Is this new image (below) of polarized light surrounding Sagittarius A, showing actual frame dragging being captured by the magnetic field? The image is from this article If not, how would a photo showing frame dragging in the magnetic field look any different?
1 Answers
It is not frame dragging, it is a visualisation of the linear polarisation present in 230 GHz light emerging from the vicinity of Sgr A* at the centre of the Milky Way. But getting an answer took some detective work...
The press release links to a paper by the Event Horizon Telescope Collaboration. This paper present images of the region around the (very likely) black hole at the centre of M87 in circularly polarised (CP) light. The CP signature is v "both weak and sensitive to calibration errors". The CP signature is a couple of vague blobs with only very crude spatial structure at a resolution roughly similar to the Schwarzschild radius, with positive and negative CP either side of the centre. This paper does not contain the image in your press release and is nothing to do with Sgr A*, the black hole at the centre of the Milky Way.
So, after that wild-goose chase, I tracked down the correct paper, which is also from the EHT collaboration and is a study of the linear polarisation (LP) and CP present in the emission from the region immediately surrounding Sgr A*. In addition to the problems inherent to analysing the M87 polarisation data, the Sgr A* dataset is also afflicted by short timescale (20s) variability and interstellar scattering.
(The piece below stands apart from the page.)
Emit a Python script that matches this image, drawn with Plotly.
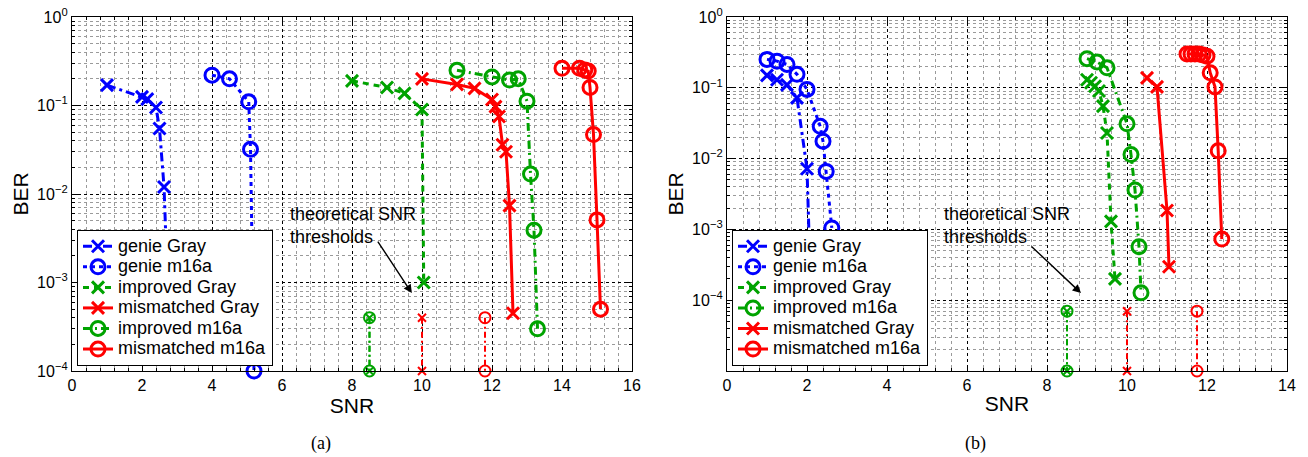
import plotly.graph_objects as go

# ---------------- data: panel (a) ----------------
a_genie_gray_snr = [1.0, 2.0, 2.15, 2.4, 2.5, 2.63, 2.7, 2.75]
a_genie_gray_ber = [0.17, 0.125, 0.118, 0.095, 0.055, 0.012, 2e-3, 2e-4]
a_genie_m16a_snr = [4.0, 4.5, 5.05, 5.1, 5.2]
a_genie_m16a_ber = [0.22, 0.2, 0.11, 0.032, 1e-4]
a_impr_gray_snr = [8.0, 9.0, 9.5, 10.0, 10.05]
a_impr_gray_ber = [0.19, 0.16, 0.137, 0.09, 1e-3]
a_mism_gray_snr = [10.0, 11.0, 11.5, 12.0, 12.1, 12.2, 12.3, 12.4, 12.5, 12.6]
a_mism_gray_ber = [0.2, 0.173, 0.156, 0.117, 0.097, 0.075, 0.036, 0.03, 0.0074, 4.5e-4]
a_impr_m16a_snr = [11.0, 12.0, 12.5, 12.75, 13.0, 13.1, 13.2, 13.3]
a_impr_m16a_ber = [0.25, 0.21, 0.194, 0.2, 0.112, 0.0168, 0.0039, 3.0e-4]
a_mism_m16a_snr = [14.0, 14.5, 14.65, 14.75, 14.8, 14.9, 15.0, 15.1]
a_mism_m16a_ber = [0.263, 0.263, 0.252, 0.245, 0.16, 0.047, 0.0051, 5e-4]
a_thr_ber = [4e-4, 1e-4]
a_thr_impr_snr = [8.5, 8.5]
a_thr_mism_gray_snr = [10.0, 10.0]
a_thr_mism_m16a_snr = [11.8, 11.8]

# ---------------- data: panel (b) ----------------
b_genie_gray_snr = [1.0, 1.25, 1.5, 1.75, 2.0, 2.1]
b_genie_gray_ber = [0.15, 0.13, 0.11, 0.072, 0.0072, 1e-4]
b_genie_m16a_snr = [1.0, 1.25, 1.5, 1.75, 2.0, 2.33, 2.4, 2.48, 2.62]
b_genie_m16a_ber = [0.252, 0.238, 0.214, 0.155, 0.095, 0.0286, 0.0176, 0.0066, 1.05e-3]
b_impr_gray_snr = [9.0, 9.1, 9.2, 9.3, 9.4, 9.5, 9.6, 9.7]
b_impr_gray_ber = [0.13, 0.118, 0.105, 0.09, 0.055, 0.023, 1.3e-3, 2e-4]
b_impr_m16a_snr = [9.0, 9.25, 9.5, 10.0, 10.1, 10.2, 10.3, 10.35]
b_impr_m16a_ber = [0.258, 0.231, 0.192, 0.031, 0.0114, 3.6e-3, 5.7e-4, 1.27e-4]
b_mism_gray_snr = [10.5, 10.75, 11.0, 11.05]
b_mism_gray_ber = [0.138, 0.103, 1.85e-3, 2.97e-4]
b_mism_m16a_snr = [11.5, 11.6, 11.7, 11.8, 11.9, 12.0, 12.08, 12.2, 12.28, 12.37]
b_mism_m16a_ber = [0.3, 0.3, 0.3, 0.3, 0.29, 0.28, 0.163, 0.103, 0.0129, 7.3e-4]
b_thr_ber = [7e-5, 1e-5]
b_thr_impr_snr = [8.5, 8.5]
b_thr_mism_gray_snr = [10.0, 10.0]
b_thr_mism_m16a_snr = [11.75, 11.75]

names = ["genie Gray", "genie m16a", "improved Gray", "improved m16a",
         "mismatched Gray", "mismatched m16a"]
tick_exps = [0, -1, -2, -3, -4]

BLUE = "#0000ff"
GREEN = "#00a300"
RED = "#ff0000"
FONT = "Liberation Sans, Arial, sans-serif"

fig = go.Figure()


def add(x, y, name, color, dash, sym, xa, ya, legend, showlegend=True,
        msize=None, lw=3):
    circle = sym == "circle-open"
    if msize is None:
        msize = 14 if circle else 12
    label = '<span style="font-size:18px">%s</span>' % name if name else ""
    fig.add_trace(go.Scatter(
        x=x, y=y, name=label, mode="lines+markers",
        line=dict(color=color, width=lw, dash=dash),
        marker=dict(symbol=sym, size=msize, color=color,
                    line=dict(color=color, width=lw)),
        xaxis=xa, yaxis=ya, legend=legend, showlegend=showlegend,
        cliponaxis=False))


XS = "x-thin-open"
CO = "circle-open"
THR = "6px,3px,2px,3px"
# panel (a), legend order: genie Gray, genie m16a, improved Gray, mismatched Gray, improved m16a, mismatched m16a
add(a_genie_gray_snr, a_genie_gray_ber, names[0], BLUE, "9px,4px,3px,4px", XS, "x", "y", "legend")
add(a_genie_m16a_snr, a_genie_m16a_ber, names[1], BLUE, "4px,4px", CO, "x", "y", "legend")
add(a_impr_gray_snr, a_impr_gray_ber, names[2], GREEN, "6px,5px", XS, "x", "y", "legend")
add(a_mism_gray_snr, a_mism_gray_ber, names[4], RED, "solid", XS, "x", "y", "legend")
add(a_impr_m16a_snr, a_impr_m16a_ber, names[3], GREEN, "8px,4px,2px,4px", CO, "x", "y", "legend")
add(a_mism_m16a_snr, a_mism_m16a_ber, names[5], RED, "solid", CO, "x", "y", "legend")
# thresholds (a)
add(a_thr_impr_snr, a_thr_ber, "", GREEN, THR, CO, "x", "y", "legend", False, 11, 2)
add(a_thr_impr_snr, a_thr_ber, "", GREEN, THR, XS, "x", "y", "legend", False, 7, 2)
add(a_thr_mism_gray_snr, a_thr_ber, "", RED, THR, XS, "x", "y", "legend", False, 8, 2)
add(a_thr_mism_m16a_snr, a_thr_ber, "", RED, THR, CO, "x", "y", "legend", False, 11, 2)

# panel (b), legend order: genie Gray, genie m16a, improved Gray, improved m16a, mismatched Gray, mismatched m16a
add(b_genie_gray_snr, b_genie_gray_ber, names[0], BLUE, "9px,4px,3px,4px", XS, "x2", "y2", "legend2")
add(b_genie_m16a_snr, b_genie_m16a_ber, names[1], BLUE, "4px,4px", CO, "x2", "y2", "legend2")
add(b_impr_gray_snr, b_impr_gray_ber, names[2], GREEN, "6px,5px", XS, "x2", "y2", "legend2")
add(b_impr_m16a_snr, b_impr_m16a_ber, names[3], GREEN, "8px,4px,2px,4px", CO, "x2", "y2", "legend2")
add(b_mism_gray_snr, b_mism_gray_ber, names[4], RED, "solid", XS, "x2", "y2", "legend2")
add(b_mism_m16a_snr, b_mism_m16a_ber, names[5], RED, "solid", CO, "x2", "y2", "legend2")
add(b_thr_impr_snr, b_thr_ber, "", GREEN, THR, CO, "x2", "y2", "legend2", False, 11, 2)
add(b_thr_impr_snr, b_thr_ber, "", GREEN, THR, XS, "x2", "y2", "legend2", False, 7, 2)
add(b_thr_mism_gray_snr, b_thr_ber, "", RED, THR, XS, "x2", "y2", "legend2", False, 8, 2)
add(b_thr_mism_m16a_snr, b_thr_ber, "", RED, THR, CO, "x2", "y2", "legend2", False, 11, 2)

W, H = 1308, 457
ytop, ybot = 17, 371
dom_y = [1 - ybot / H, 1 - ytop / H]


def xaxis(lo, hi, x0, x1):
    return dict(
        domain=[x0 / W, x1 / W], range=[lo, hi], dtick=2, tick0=0,
        automargin=False,
        showline=True, linecolor="black", linewidth=1.3, mirror="allticks",
        ticks="inside", ticklen=6, tickcolor="black",
        showgrid=True, gridcolor="black", griddash="dot", gridwidth=1,
        zeroline=False,
        minor=dict(dtick=0.4, tick0=0, showgrid=True, gridcolor="#9a9a9a",
                   griddash="dot", gridwidth=1, ticks="inside", ticklen=3,
                   tickcolor="black"),
        tickfont=dict(family=FONT, size=16, color="black"),
        title=dict(text="SNR", font=dict(family=FONT, size=21, color="black"),
                   standoff=2),
    )


def minor_vals(lo_exp):
    vals = []
    for e in range(lo_exp, 0):
        for m in range(2, 10):
            vals.append(m * 10 ** e)
    return vals


def yaxis(lo_exp, xanchor, labels):
    return dict(
        domain=dom_y, type="log", range=[lo_exp, 0], anchor=xanchor,
        automargin=False,
        tickmode="array", tickvals=[10 ** e for e in labels],
        ticktext=["10<sup>%s</sup>" % ("\u2212%d" % -e if e < 0 else "0") for e in labels],
        showline=True, linecolor="black", linewidth=1.3, mirror="allticks",
        ticks="inside", ticklen=6, tickcolor="black",
        showgrid=True, gridcolor="black", griddash="dot", gridwidth=1,
        zeroline=False,
        minor=dict(tickmode="array", tickvals=minor_vals(lo_exp), showgrid=True,
                   gridcolor="#9a9a9a", griddash="dot", gridwidth=1,
                   ticks="inside", ticklen=3, tickcolor="black"),
        tickfont=dict(family=FONT, size=16, color="black"),
        title=dict(text="BER", font=dict(family=FONT, size=21, color="black"),
                   standoff=2),
    )


xa = xaxis(0, 16, 72, 632)
xa["anchor"] = "y"
xb = xaxis(0, 14, 727, 1287)
xb["anchor"] = "y2"

legend_style = dict(
    bgcolor="white", bordercolor="black", borderwidth=1,
    font=dict(family=FONT, size=13.5, color="black"),
    xanchor="left", yanchor="bottom", tracegroupgap=0, itemwidth=30,
    traceorder="normal",
)

ann_font = dict(family=FONT, size=18, color="black")
serif = dict(family="Liberation Serif, Times New Roman, serif", size=18, color="black")
annotations = [
    dict(x=6.17, y=-2.36, xref="x", yref="y", text="theoretical SNR<br>thresholds",
         showarrow=False, xanchor="left", yanchor="middle", align="left", font=ann_font),
    dict(x=9.71, y=-3.12, xref="x", yref="y", ax=8.71, ay=-2.52, axref="x", ayref="y",
         text="", showarrow=True, arrowhead=2, arrowsize=1.2, arrowwidth=1.4,
         arrowcolor="black"),
    dict(x=5.375, y=-2.95, xref="x2", yref="y2", text="theoretical SNR<br>thresholds",
         showarrow=False, xanchor="left", yanchor="middle", align="left", font=ann_font),
    dict(x=8.85, y=-3.9, xref="x2", yref="y2", ax=7.575, ay=-3.22, axref="x2", ayref="y2",
         text="", showarrow=True, arrowhead=2, arrowsize=1.2, arrowwidth=1.4,
         arrowcolor="black"),
    dict(x=321 / W, y=1 - 443 / H, xref="paper", yref="paper", text="(a)",
         xanchor="center", yanchor="middle", showarrow=False, font=serif),
    dict(x=975 / W, y=1 - 443 / H, xref="paper", yref="paper", text="(b)",
         xanchor="center", yanchor="middle", showarrow=False, font=serif),
]

fig.update_layout(
    width=W, height=H,
    margin=dict(l=0, r=0, t=0, b=0, autoexpand=False),
    paper_bgcolor="white", plot_bgcolor="white",
    xaxis=xa, yaxis=yaxis(-4, "x", tick_exps),
    xaxis2=xb, yaxis2=yaxis(-5, "x2", tick_exps),
    legend=dict(x=77 / W, y=1 - 366 / H, **legend_style),
    legend2=dict(x=732 / W, y=1 - 366 / H, **legend_style),
    annotations=annotations,
    font=dict(family=FONT),
)

fig.write_html("out.html", config={"displayModeBar": False},
               post_script="document.body.style.margin='0';document.body.style.overflow='hidden';")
However, they do detect a very strong LP signal and it is from this that the visualisation has been created.
It makes more sense to see the "raw" data (though note that the image has been reconstructed from interferometric data) and the visualisation together (as they are in the paper). Here it is in the top plot: They grey scale shows the total intensity of the 230GHz radiation, the tick marks show the direction of the electric field vector polarisation angle (for the linearly polarised component) and the colour scale indicates what fraction of the light is linearly polarised. The white dotted contours indicate the strength of the linearly polarised component.
The bottom plot is the image in the press release and has been created by overlaying dark "streamlines" of linear polarisation over the top of an orange-tinted grey-scale image of the total intensity, in a loosely defined way. The electric polarisation vector ticks in the upper plot have been given a length and opacity that is proportional to the square of the polarised intensity.
Thus the answer to your question is that this has nothing to do with frame-dragging. It is a visualisation of what the linear polarisation field looks like (the dark lines aren't "real").
Another point to mention is that the image is not a direct image of the accretion flow around the black hole. The ring-like structure is a consequence of light rays passing from material near the black hole, approaching the photon sphere at $1.5 r_s$ and being bent around into our line of sight. This ring would be seen from whichever direction we view the black hole and for any orientation of the accretion flow.